A Bronze-age slab first uncovered in 1900 in western France is the oldest map in Europe, according to a study released this week.
The 4,000-year-old object, known as the Saint-Belec slab, is engraved with markings that represent part of the Black Mountains region of western France, said Yvan Pailler, an archaeologist and one of the authors of the study published in the Bulletin of the French Prehistoric Society.
“Today, it is the oldest map of a territory in Europe,” he said.
“You can see on the slab carvings which, at first sight, are not understandable.
“You must really take your time to start to comprehend the way the motifs are organised and structured and the way they are interlinked through lines.”

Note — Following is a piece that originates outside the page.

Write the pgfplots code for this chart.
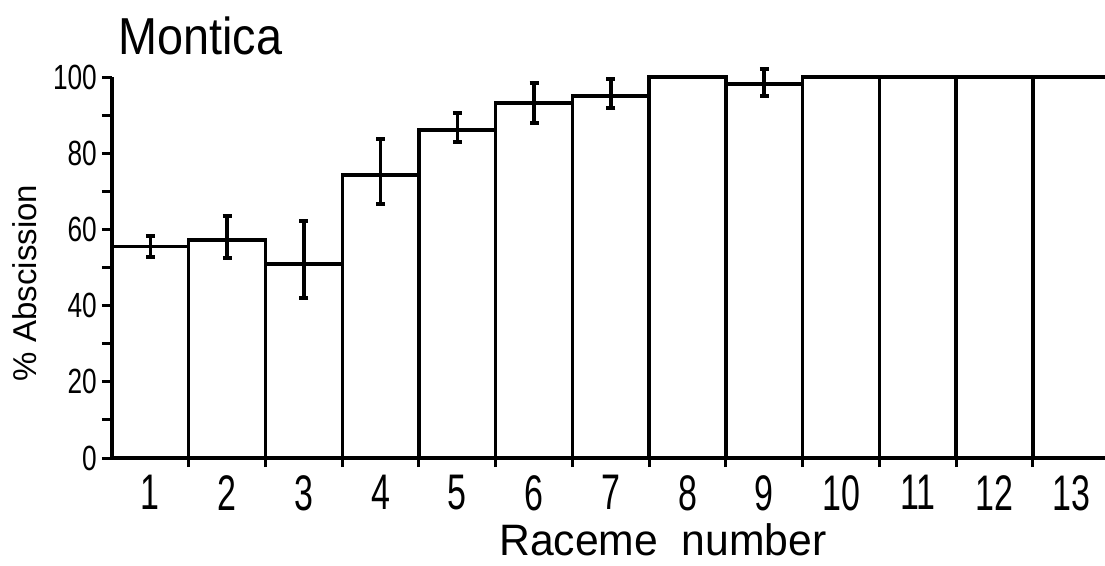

Archaeologist Paul du Chatellier discovered the slab at an ancient burial ground in Finistere in 1900, and it was stored for decades at one of his properties.
Researchers only began to study the rock — which measures 2.2 metres by 1.5 metres and weighs a ton — in 2017.
The repeated motifs joined by lines represented a territory 30 kilometres long and 21 kilometres wide and may signify the ownership of the land by a prince or a king, the researchers said.
“If we could decipher what these symbols mean, we would know what the map represents,” Paillier said, adding that the slab raises many questions.
“Can we still talk about societies where writing didn’t exist and of pre or protohistory when you can produce a map with a caption?”